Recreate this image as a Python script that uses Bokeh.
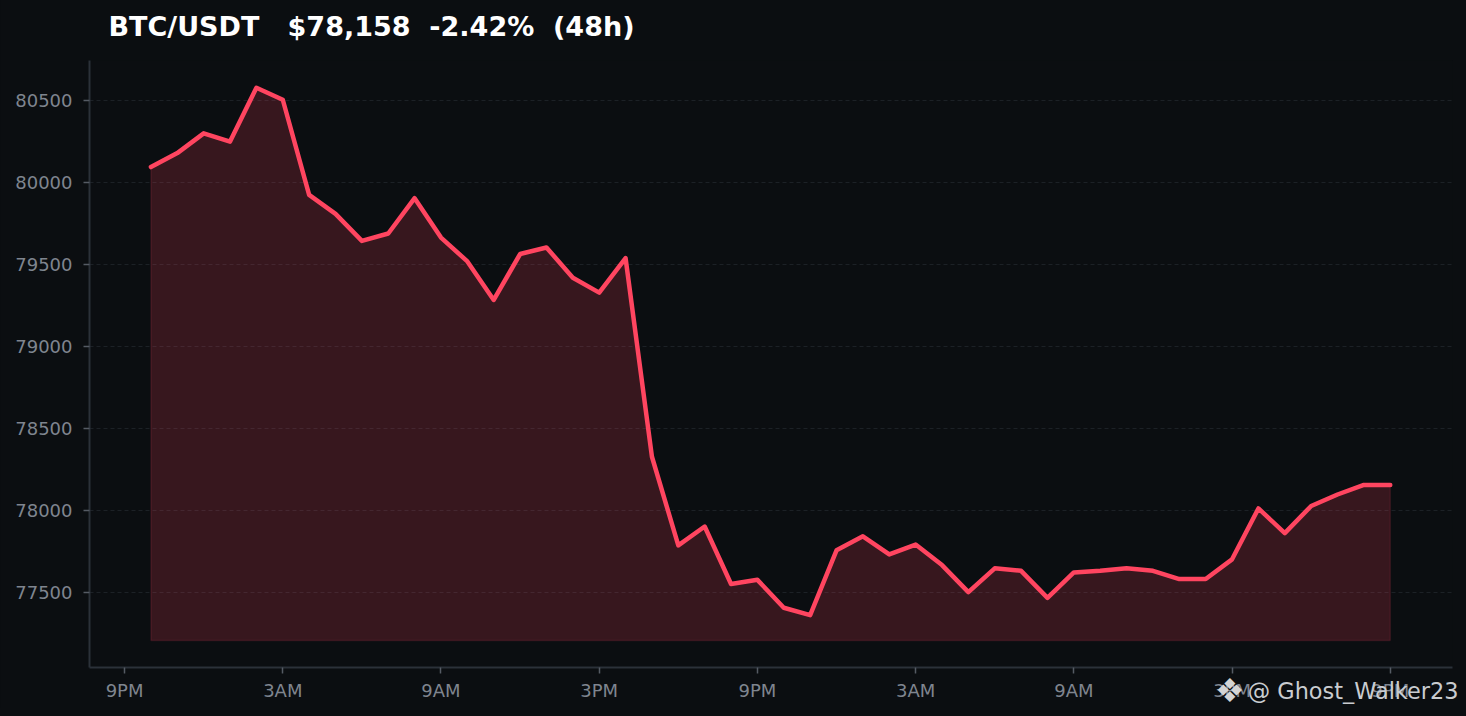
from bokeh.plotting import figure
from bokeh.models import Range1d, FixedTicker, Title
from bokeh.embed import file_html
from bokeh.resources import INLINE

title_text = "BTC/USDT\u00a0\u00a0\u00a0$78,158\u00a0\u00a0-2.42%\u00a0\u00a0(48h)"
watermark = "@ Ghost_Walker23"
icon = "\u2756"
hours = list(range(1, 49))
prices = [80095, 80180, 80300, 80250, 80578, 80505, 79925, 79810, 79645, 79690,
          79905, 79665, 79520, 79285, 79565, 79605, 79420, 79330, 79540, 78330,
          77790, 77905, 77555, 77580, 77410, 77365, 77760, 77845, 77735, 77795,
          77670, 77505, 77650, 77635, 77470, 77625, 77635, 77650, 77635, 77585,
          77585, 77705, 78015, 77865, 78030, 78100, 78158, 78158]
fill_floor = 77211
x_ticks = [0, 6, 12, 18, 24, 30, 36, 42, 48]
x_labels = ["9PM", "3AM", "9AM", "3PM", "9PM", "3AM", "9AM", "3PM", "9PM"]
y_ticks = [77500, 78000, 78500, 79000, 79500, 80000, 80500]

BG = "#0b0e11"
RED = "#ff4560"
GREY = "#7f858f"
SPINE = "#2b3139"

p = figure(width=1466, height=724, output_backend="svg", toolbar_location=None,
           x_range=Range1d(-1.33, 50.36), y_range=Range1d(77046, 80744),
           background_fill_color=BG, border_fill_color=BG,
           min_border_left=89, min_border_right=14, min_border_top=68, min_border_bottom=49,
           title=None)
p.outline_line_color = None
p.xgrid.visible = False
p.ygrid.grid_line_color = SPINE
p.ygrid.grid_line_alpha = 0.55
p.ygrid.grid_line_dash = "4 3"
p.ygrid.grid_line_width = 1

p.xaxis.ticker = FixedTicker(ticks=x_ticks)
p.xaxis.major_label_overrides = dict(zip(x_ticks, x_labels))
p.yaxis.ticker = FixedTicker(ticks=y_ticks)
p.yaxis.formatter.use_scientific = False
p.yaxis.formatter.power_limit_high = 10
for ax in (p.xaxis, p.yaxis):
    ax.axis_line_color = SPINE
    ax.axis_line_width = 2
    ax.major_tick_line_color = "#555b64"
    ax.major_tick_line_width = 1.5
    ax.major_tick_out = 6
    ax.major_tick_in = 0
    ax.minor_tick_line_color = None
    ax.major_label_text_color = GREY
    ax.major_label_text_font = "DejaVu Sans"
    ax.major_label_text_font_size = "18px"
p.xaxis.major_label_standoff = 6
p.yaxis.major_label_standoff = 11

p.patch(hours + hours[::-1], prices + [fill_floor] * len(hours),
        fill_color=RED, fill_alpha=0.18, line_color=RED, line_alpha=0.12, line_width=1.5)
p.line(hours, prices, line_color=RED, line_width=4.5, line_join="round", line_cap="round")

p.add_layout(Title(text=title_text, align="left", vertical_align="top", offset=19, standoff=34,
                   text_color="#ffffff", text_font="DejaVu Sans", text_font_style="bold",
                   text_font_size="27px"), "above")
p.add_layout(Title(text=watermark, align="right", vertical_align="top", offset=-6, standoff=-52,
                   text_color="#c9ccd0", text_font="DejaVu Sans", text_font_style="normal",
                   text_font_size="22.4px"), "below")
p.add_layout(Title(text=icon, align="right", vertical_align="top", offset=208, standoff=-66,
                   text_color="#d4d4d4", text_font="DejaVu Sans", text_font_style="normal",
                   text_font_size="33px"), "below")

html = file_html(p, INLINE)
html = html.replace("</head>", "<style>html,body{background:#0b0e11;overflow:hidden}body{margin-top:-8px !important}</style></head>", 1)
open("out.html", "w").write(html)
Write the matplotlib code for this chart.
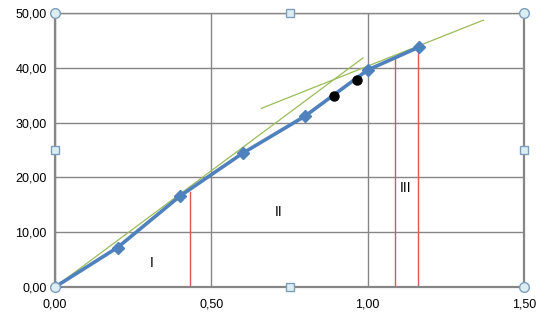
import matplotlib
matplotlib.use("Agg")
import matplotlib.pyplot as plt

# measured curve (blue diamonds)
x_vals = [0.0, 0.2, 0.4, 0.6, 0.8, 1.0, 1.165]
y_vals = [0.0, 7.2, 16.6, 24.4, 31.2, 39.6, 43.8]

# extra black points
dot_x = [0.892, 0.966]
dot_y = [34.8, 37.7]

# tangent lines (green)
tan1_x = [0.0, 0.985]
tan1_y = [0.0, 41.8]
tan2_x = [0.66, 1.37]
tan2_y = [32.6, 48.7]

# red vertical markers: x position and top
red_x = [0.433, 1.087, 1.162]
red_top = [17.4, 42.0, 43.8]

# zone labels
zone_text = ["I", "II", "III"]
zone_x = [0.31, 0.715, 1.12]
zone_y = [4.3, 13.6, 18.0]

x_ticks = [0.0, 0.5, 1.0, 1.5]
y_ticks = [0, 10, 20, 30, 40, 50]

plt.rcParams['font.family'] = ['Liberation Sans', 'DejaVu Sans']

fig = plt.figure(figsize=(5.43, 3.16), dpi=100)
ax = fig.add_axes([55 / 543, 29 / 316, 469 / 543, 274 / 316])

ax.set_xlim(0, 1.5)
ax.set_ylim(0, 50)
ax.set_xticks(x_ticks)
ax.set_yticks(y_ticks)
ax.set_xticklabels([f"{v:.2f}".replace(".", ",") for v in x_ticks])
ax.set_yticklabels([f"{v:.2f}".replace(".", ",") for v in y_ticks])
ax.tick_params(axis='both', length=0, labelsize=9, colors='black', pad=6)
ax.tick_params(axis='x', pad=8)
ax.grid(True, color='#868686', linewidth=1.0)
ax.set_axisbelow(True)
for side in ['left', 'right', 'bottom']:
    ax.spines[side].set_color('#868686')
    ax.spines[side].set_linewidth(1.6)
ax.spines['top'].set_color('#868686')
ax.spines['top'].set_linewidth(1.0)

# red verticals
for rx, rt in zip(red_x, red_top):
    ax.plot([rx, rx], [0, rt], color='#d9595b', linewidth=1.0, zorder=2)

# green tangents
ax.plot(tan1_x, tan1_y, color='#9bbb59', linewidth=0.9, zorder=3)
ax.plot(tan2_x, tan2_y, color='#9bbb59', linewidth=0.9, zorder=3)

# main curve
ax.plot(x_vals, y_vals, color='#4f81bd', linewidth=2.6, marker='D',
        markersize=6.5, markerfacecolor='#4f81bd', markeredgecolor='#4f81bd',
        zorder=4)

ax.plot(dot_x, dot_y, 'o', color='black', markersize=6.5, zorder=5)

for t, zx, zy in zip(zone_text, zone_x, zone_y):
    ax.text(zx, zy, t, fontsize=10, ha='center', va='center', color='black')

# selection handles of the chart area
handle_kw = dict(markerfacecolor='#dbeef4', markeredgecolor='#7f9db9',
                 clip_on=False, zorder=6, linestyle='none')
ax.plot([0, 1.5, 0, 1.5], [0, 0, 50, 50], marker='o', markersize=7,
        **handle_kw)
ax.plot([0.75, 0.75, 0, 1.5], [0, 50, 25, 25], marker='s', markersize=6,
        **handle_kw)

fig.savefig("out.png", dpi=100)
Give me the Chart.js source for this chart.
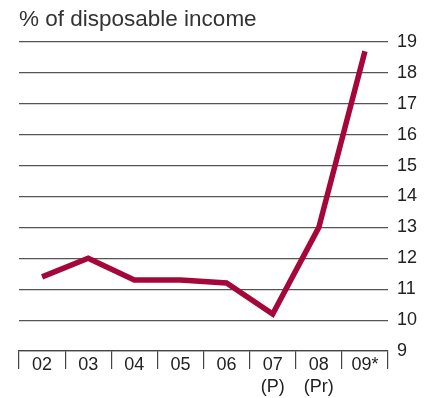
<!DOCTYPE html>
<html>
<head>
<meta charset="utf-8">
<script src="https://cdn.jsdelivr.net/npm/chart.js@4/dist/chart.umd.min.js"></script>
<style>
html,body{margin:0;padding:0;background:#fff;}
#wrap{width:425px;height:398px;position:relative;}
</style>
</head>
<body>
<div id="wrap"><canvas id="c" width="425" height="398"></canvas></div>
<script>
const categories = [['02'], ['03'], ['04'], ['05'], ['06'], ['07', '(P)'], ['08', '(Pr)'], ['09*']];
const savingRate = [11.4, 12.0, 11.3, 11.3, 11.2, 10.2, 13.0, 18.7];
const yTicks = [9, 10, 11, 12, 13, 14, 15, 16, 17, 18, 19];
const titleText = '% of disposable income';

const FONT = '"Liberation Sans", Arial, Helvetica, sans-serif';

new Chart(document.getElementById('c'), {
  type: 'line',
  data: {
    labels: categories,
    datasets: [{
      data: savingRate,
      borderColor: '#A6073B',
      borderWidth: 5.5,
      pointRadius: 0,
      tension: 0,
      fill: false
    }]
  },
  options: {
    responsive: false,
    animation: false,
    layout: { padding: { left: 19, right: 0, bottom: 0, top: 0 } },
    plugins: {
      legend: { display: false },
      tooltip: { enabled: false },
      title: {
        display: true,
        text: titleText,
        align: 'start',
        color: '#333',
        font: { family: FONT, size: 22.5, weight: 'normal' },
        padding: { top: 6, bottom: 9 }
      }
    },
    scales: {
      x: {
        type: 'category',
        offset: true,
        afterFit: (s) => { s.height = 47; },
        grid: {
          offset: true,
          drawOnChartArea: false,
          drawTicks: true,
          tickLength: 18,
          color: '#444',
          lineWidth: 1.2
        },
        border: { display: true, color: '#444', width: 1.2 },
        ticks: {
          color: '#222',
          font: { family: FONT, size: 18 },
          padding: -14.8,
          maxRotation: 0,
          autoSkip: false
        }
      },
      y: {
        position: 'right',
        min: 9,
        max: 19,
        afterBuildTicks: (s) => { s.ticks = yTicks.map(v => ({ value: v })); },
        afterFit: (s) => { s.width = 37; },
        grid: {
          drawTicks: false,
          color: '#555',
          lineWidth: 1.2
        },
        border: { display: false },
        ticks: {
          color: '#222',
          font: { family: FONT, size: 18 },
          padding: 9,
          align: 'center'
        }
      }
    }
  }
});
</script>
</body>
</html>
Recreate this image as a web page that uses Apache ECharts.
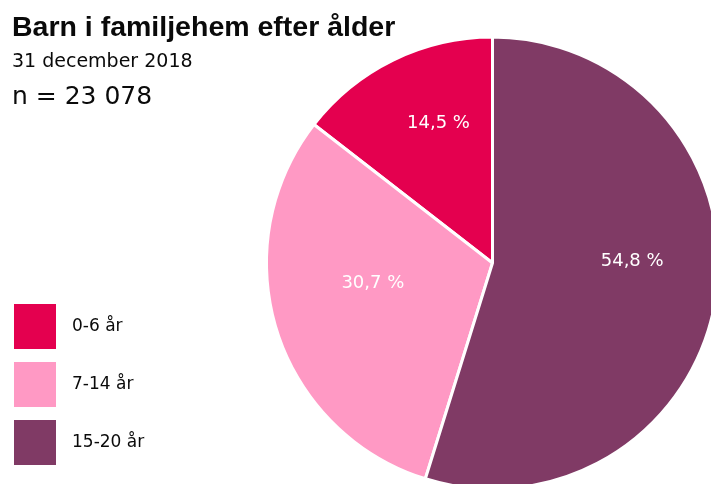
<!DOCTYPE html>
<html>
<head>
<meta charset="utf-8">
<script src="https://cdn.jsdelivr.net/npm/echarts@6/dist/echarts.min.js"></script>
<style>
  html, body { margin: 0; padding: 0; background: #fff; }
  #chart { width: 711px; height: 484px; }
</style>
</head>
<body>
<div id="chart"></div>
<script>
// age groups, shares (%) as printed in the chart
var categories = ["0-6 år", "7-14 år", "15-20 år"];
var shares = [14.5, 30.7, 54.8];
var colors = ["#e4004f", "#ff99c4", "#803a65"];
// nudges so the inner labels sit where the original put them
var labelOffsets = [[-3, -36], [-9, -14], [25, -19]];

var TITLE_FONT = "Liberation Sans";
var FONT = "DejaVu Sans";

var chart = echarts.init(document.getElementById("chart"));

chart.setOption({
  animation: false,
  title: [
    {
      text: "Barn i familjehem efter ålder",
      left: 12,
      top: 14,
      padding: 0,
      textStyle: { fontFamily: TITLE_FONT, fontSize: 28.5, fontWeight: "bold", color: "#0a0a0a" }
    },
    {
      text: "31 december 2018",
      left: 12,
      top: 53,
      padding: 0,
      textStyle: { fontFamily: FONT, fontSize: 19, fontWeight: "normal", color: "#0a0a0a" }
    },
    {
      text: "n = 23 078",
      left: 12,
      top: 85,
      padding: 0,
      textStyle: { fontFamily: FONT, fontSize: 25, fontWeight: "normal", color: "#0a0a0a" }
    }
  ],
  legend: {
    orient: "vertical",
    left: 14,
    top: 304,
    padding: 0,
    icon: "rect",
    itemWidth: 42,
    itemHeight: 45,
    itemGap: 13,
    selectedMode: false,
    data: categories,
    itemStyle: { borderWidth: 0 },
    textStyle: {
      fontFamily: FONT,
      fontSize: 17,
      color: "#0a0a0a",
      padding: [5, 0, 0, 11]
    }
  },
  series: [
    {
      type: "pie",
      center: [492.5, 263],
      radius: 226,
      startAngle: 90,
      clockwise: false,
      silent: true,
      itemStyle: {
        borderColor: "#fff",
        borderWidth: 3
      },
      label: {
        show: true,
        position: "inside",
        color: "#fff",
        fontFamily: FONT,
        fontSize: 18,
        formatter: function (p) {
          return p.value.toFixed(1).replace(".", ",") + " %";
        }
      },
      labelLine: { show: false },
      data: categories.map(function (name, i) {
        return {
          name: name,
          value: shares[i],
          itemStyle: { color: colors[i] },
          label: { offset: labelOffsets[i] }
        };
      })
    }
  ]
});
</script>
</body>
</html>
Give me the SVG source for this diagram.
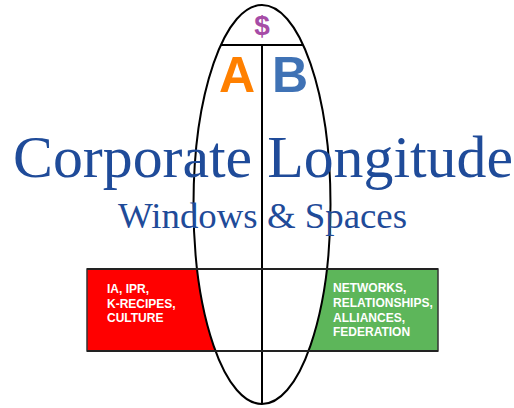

> [Exercise description]
Starting at the first line of the entries, restate word for word everything through the line that holds "p.yaxis.major_label_standoff = 11", both ends included, but omit any pictures.

> [Expected answer]
Recreate this image as a Python script that uses Bokeh.
from bokeh.plotting import figure
from bokeh.models import Range1d, FixedTicker, Title
from bokeh.embed import file_html
from bokeh.resources import INLINE

title_text = "BTC/USDT\u00a0\u00a0\u00a0$78,158\u00a0\u00a0-2.42%\u00a0\u00a0(48h)"
watermark = "@ Ghost_Walker23"
icon = "\u2756"
hours = list(range(1, 49))
prices = [80095, 80180, 80300, 80250, 80578, 80505, 79925, 79810, 79645, 79690,
          79905, 79665, 79520, 79285, 79565, 79605, 79420, 79330, 79540, 78330,
          77790, 77905, 77555, 77580, 77410, 77365, 77760, 77845, 77735, 77795,
          77670, 77505, 77650, 77635, 77470, 77625, 77635, 77650, 77635, 77585,
          77585, 77705, 78015, 77865, 78030, 78100, 78158, 78158]
fill_floor = 77211
x_ticks = [0, 6, 12, 18, 24, 30, 36, 42, 48]
x_labels = ["9PM", "3AM", "9AM", "3PM", "9PM", "3AM", "9AM", "3PM", "9PM"]
y_ticks = [77500, 78000, 78500, 79000, 79500, 80000, 80500]

BG = "#0b0e11"
RED = "#ff4560"
GREY = "#7f858f"
SPINE = "#2b3139"

p = figure(width=1466, height=724, output_backend="svg", toolbar_location=None,
           x_range=Range1d(-1.33, 50.36), y_range=Range1d(77046, 80744),
           background_fill_color=BG, border_fill_color=BG,
           min_border_left=89, min_border_right=14, min_border_top=68, min_border_bottom=49,
           title=None)
p.outline_line_color = None
p.xgrid.visible = False
p.ygrid.grid_line_color = SPINE
p.ygrid.grid_line_alpha = 0.55
p.ygrid.grid_line_dash = "4 3"
p.ygrid.grid_line_width = 1

p.xaxis.ticker = FixedTicker(ticks=x_ticks)
p.xaxis.major_label_overrides = dict(zip(x_ticks, x_labels))
p.yaxis.ticker = FixedTicker(ticks=y_ticks)
p.yaxis.formatter.use_scientific = False
p.yaxis.formatter.power_limit_high = 10
for ax in (p.xaxis, p.yaxis):
    ax.axis_line_color = SPINE
    ax.axis_line_width = 2
    ax.major_tick_line_color = "#555b64"
    ax.major_tick_line_width = 1.5
    ax.major_tick_out = 6
    ax.major_tick_in = 0
    ax.minor_tick_line_color = None
    ax.major_label_text_color = GREY
    ax.major_label_text_font = "DejaVu Sans"
    ax.major_label_text_font_size = "18px"
p.xaxis.major_label_standoff = 6
p.yaxis.major_label_standoff = 11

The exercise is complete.